I can‘t get the logs of slurmctld. Then I try to use scontrol command, and it works. The detail error code was pasted here:
image

tazend commented

Hi @Autumn-Roy

I tested it again on another cluster - but wasn't able to replicate the error you get.
I can only suspect that there might be something broken in your pyslurm installation, since the code pyslurm and scontrol use to fetch the batch-script is basically the same. Do other pyslurm functions work? For example, does the following work?

import pyslurm
j = pyslurm.job().find_id(job_id)

If not yet tried, could you create a seperate python virtual environment to install pyslurm? Like this:

python3 -m venv pyslurm-env
source pyslurm-env/bin/activate

cd pyslurm-src
pip install -r test_requirements.yml
scripts/build.sh

... fetch script again ...

When it builds, it shows you the detected slurm version, and most importantly the directory to the slurm shared lib that pyslurm links to (for example /usr/lib64).
In contrast, which lib does the scontrol command point to? You can check by doing: ldd $(which scontrol).
(scontrol links to libslurmfull.so instead of libslurm.so like pyslurm does, so this difference is correct)

If pyslurm finds the lib in /usr/lib64 for example and scontrol shows /usr/lib64/slurm, then everything should be fine.

Hi @tazend

I tried the way you metioned. But the same error occured.
image
image

Temporarily, I use scontrol write batch_script <jobid> - in my script.

tazend commented

@Autumn-Roy

do other functions like:

import pyslurm
j = pyslurm.job().find_id(job_id)

work though?
Another thing: Is the slurm cluster you are using perhaps part of a federation? (https://slurm.schedmd.com/federation.html)
You should be able to check with scontrol show federation / sacctmgr show federation, and it may show multiple slurmctld addresses if in a federation.
If not in a federation, is there perhaps a multi-cluster setup? You can check with sacctmgr show clusters

@tazend

I check the slurm cluster, it's not in a federation and not a multi-cluster.
image

also, the other functions about pyslurm is okay:
image

Because you guess there maybe something broken in pyslurm installtion, so I repeat the installation and show below:

> git clone -b feature/retrieve-batch-script-21.08 https://github.com/tazend/pyslurm.git
> cd pyslurm/
> pip3 install .

I tried pip3 install -r test_requirements.txt. But the error Could not find a version that satisfies the requirement pytest==7.1.2 was occurred. So I use pip3 install . instead.

tazend commented

Hi @Autumn-Roy

I was now able to track down the cause of this error.
The problem is, that this code will only work with slurm versions starting from 21.08.8

The reason for this is that in 21.08.8 a critical CVE was fixed regarding credential abuse by a potential malicious actor.
Therefore, the slurm devs made some heavy structural changes to the code regarding authentication/communication with client and server.
The error stems from the fact that the code in pyslurm for fetching the script uses the updated struct definitions - thus any slurmctld below 21.08.8 rejects communication.

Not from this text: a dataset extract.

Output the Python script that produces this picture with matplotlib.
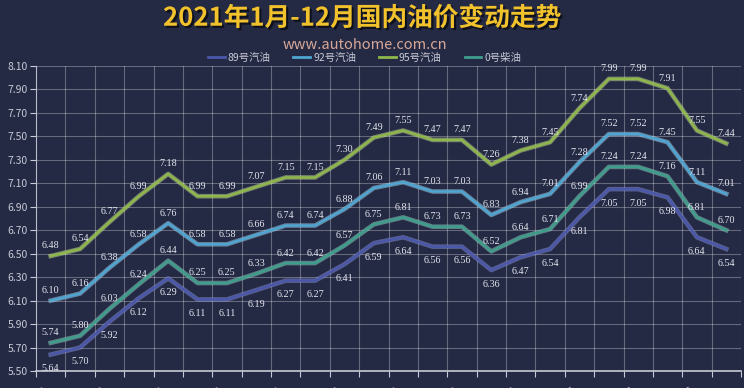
# -*- coding: utf-8 -*-
import numpy as np
import matplotlib
matplotlib.use("Agg")
import matplotlib.pyplot as plt
import matplotlib.patheffects as pe

plt.rcParams['font.family'] = ['Noto Sans CJK SC', 'DejaVu Sans']

# ===== Data =====
months = ["1月", "", "2月", "", "3月", "", "4月", "", "5月", "", "6月", "",
          "7月", "", "8月", "", "9月", "", "10月", "", "11月", "", "12月", ""]
series_names = ["89号汽油", "92号汽油", "95号汽油", "0号柴油"]
p89 = [5.64, 5.70, 5.92, 6.12, 6.29, 6.11, 6.11, 6.19, 6.27, 6.27, 6.41, 6.59,
       6.64, 6.56, 6.56, 6.36, 6.47, 6.54, 6.81, 7.05, 7.05, 6.98, 6.64, 6.54]
p92 = [6.10, 6.16, 6.38, 6.58, 6.76, 6.58, 6.58, 6.66, 6.74, 6.74, 6.88, 7.06,
       7.11, 7.03, 7.03, 6.83, 6.94, 7.01, 7.28, 7.52, 7.52, 7.45, 7.11, 7.01]
p95 = [6.48, 6.54, 6.77, 6.99, 7.18, 6.99, 6.99, 7.07, 7.15, 7.15, 7.30, 7.49,
       7.55, 7.47, 7.47, 7.26, 7.38, 7.45, 7.74, 7.99, 7.99, 7.91, 7.55, 7.44]
p0 = [5.74, 5.80, 6.03, 6.24, 6.44, 6.25, 6.25, 6.33, 6.42, 6.42, 6.57, 6.75,
      6.81, 6.73, 6.73, 6.52, 6.64, 6.71, 6.99, 7.24, 7.24, 7.16, 6.81, 6.70]
yticks = np.arange(5.5, 8.11, 0.2)

# ===== Style =====
bg = "#242944"
colors = ["#4b57ab", "#4da6d3", "#8fb84a", "#3e9e8c"]
edges = ["#8b95d8", "#a8dcf2", "#d0e694", "#96d8c8"]

fig = plt.figure(figsize=(7.44, 3.88), dpi=100, facecolor=bg)
ax = fig.add_axes([36 / 744, 17 / 388, 705 / 744, 305 / 388])
ax.set_facecolor(bg)

x = np.arange(len(p89))
data = [p89, p92, p95, p0]
for vals, name, c, ec in zip(data, series_names, colors, edges):
    ax.plot(x, vals, color=c, lw=1.7, label=name,
            path_effects=[pe.Stroke(linewidth=3.3, foreground=ec, alpha=0.5), pe.Normal()],
            zorder=3)

# ===== Data labels =====
for vals, below in [(p95, False), (p92, False), (p0, False), (p89, True)]:
    for i, v in enumerate(vals):
        ax.annotate(f"{v:.2f}", (i, v), xytext=(0, -7 if below else 4),
                    textcoords="offset points", ha="center",
                    va="top" if below else "bottom",
                    fontsize=7.3, color="#e4e6ee", family="Liberation Serif",
                    zorder=4)

# ===== Axes =====
ax.set_xlim(-0.5, len(p89) - 0.5)
ax.set_ylim(5.5, 8.1)
ax.set_yticks(yticks)
ax.set_yticklabels([f"{t:.2f}" for t in yticks])
ax.set_xticks(np.arange(-0.5, len(p89), 1), minor=False)
ax.set_xticklabels([])
ax.set_xticks(x, minor=True)
ax.set_xticklabels(months, minor=True, rotation=45, ha="right", fontsize=8, color="#c8cad6")
ax.tick_params(axis="x", which="minor", length=0, pad=10)
ax.tick_params(axis="x", which="major", length=4, color="#c8cad6")
ax.tick_params(axis="y", length=4, color="#c8cad6", labelcolor="#c8cad6", labelsize=7.5, pad=2)
ax.grid(True, which="major", color="#ffffff", alpha=0.3, lw=0.8)
for s in ["top", "right"]:
    ax.spines[s].set_visible(False)
ax.spines["left"].set_color("#b8bccb")
ax.spines["bottom"].set_color("#c8cad6")
ax.spines["bottom"].set_linewidth(1.2)

# ===== Titles & legend =====
fig.text(0.487, 0.953, "2021年1月-12月国内油价变动走势", ha="center", va="center",
         fontsize=18.5, fontweight="bold", color="#f2c22c",
         path_effects=[pe.withSimplePatchShadow(offset=(1.5, -1.5), shadow_rgbFace="#000000", alpha=0.6)])
fig.text(0.49, 0.885, "www.autohome.com.cn", ha="center", va="center",
         fontsize=10.5, color="#d9a898")
leg = fig.legend(loc="center", bbox_to_anchor=(0.49, 0.851), ncol=4, frameon=False,
                 fontsize=7.5, handlelength=1.6, handletextpad=0.3, columnspacing=2.2,
                 labelcolor="#c8cad6")
for h in leg.get_lines():
    h.set_linewidth(2)
    h.set_path_effects([])

fig.savefig("out.png", dpi=100, facecolor=bg)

I have created this branch for now which reverts to the struct definitions pre-CVE release and it should work now for you.

For the main 21.08 branch however the original code which only works on releases post-cve will be backported. Ideally, your cluster administrators should update to the latest patch for 21.08 (to also fix the potential security issues)
Or you may need to manually comment out the offending struct members before building 21.08 after the code is merged (you can check here to see the two which I commented out.)

Hi @tazend
Thank you very much! The new branch works now.